| RSA isn't that easy to understand. It's a trap: it seems simple on the surface because the core mathematical operation is easy, but the actual complexity (padding) often gets omitted. RSA-KEM (key encapsulation mode) is easy. There's no padding, the only thing is you can't encrypt a message, only a random number < the modulus. Then you run that number through a Key Derivation Function (KDF) and use it with an Authenticated Encryption with Associate Data (AEAD) cipher. That's just simple enough I'd teach it to high-school students. RSA encryption is hard. It requires OAEP padding, which is by no means simple. I'd not try to teach it to high-school students. RSA signing is hard. It requires PSS padding, which is by no means simple. I'd also not try to teach it to high-school students. Every other use of RSA is insecure, often in very subtle and hard to understand ways. Using RSA as a teaching tool about public-key cryptography does a disservice to students, since they (like you) tend to think that RSA alone is useful for cryptography.
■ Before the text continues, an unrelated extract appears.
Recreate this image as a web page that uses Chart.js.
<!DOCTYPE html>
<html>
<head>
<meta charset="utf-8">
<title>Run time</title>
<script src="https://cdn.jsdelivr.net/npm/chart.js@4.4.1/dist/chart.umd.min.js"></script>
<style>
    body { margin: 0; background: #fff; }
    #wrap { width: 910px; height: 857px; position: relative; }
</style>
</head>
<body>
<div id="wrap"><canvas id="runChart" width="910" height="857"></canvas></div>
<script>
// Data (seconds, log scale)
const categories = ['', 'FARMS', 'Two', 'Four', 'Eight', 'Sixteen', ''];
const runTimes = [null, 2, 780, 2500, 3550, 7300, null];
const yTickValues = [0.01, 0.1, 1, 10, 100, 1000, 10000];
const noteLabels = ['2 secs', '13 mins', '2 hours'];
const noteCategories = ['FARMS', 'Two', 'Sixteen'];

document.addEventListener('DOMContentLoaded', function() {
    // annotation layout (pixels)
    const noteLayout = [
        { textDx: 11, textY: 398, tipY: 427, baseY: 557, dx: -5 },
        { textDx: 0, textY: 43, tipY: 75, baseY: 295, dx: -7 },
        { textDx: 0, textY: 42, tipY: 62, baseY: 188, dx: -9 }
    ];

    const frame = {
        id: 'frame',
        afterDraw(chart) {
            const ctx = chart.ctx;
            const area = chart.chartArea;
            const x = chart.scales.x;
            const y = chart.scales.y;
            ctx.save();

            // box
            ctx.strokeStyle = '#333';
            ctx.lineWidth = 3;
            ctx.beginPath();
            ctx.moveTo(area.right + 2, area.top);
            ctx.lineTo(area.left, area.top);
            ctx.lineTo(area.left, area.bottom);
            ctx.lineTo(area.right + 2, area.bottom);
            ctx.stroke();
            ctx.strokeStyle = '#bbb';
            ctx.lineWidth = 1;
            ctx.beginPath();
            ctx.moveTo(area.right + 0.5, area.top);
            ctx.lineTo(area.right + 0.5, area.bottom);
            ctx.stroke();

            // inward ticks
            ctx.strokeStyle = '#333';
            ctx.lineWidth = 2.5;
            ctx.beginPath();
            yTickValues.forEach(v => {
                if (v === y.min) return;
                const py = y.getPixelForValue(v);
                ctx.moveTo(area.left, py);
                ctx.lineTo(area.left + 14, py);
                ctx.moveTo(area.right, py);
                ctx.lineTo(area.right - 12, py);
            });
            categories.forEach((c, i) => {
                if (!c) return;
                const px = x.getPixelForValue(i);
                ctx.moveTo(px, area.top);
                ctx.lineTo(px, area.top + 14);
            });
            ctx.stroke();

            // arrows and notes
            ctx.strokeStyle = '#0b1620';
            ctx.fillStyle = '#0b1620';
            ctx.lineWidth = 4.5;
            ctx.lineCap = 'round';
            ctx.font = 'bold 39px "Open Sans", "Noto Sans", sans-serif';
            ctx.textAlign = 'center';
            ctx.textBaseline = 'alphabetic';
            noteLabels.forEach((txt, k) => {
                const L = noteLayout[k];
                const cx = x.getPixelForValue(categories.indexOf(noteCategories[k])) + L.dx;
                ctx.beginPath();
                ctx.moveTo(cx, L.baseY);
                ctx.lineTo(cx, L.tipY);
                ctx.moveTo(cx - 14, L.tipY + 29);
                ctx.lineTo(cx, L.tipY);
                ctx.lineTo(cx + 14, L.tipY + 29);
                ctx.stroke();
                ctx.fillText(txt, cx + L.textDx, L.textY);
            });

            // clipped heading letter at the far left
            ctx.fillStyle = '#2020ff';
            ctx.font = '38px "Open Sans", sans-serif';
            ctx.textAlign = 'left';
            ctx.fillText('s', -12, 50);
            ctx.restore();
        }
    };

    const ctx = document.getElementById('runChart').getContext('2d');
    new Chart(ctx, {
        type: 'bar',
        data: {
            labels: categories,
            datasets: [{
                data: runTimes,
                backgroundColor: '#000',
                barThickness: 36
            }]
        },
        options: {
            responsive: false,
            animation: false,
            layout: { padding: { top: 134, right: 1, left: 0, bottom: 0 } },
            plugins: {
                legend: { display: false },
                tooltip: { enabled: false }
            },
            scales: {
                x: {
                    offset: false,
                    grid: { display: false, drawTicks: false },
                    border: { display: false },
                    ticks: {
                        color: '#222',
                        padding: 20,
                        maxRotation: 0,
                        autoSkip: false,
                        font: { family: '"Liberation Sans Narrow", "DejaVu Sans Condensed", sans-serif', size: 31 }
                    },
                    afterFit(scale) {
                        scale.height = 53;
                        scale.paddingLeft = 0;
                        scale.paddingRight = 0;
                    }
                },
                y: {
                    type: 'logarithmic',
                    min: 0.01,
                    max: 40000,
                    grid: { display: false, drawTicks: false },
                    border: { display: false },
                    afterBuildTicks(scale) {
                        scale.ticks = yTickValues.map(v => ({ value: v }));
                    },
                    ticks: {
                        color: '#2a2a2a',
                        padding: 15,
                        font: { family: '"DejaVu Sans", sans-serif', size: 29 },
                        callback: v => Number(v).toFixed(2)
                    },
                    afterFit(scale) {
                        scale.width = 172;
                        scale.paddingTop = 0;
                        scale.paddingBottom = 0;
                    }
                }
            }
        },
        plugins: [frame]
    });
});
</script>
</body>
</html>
And if you can treat an operation like the padding as a "black box" and ignore understanding, then you can understand code-based cryptography the same way: treat the code as a black box, and the math is very simple. |
The old version 1.5 signature padding remains widespread. Unlike PSS it doesn't have a security proof reducing to RSA but it does have decades of successful use in practice in one of the harshest environments (the Web because the clients merrily run code written by a potential adversary).
"Prepend this fixed data to your hash" which is the central idea of v1.5 padding is definitely something you could teach to high school students. You can even show them why it's necessary pretty easily for a small exponent.
Making people check padding is again not too hard for high school students, and I think "Do all the things on the checklist. All of them" is a worthwhile lesson not just in cryptography.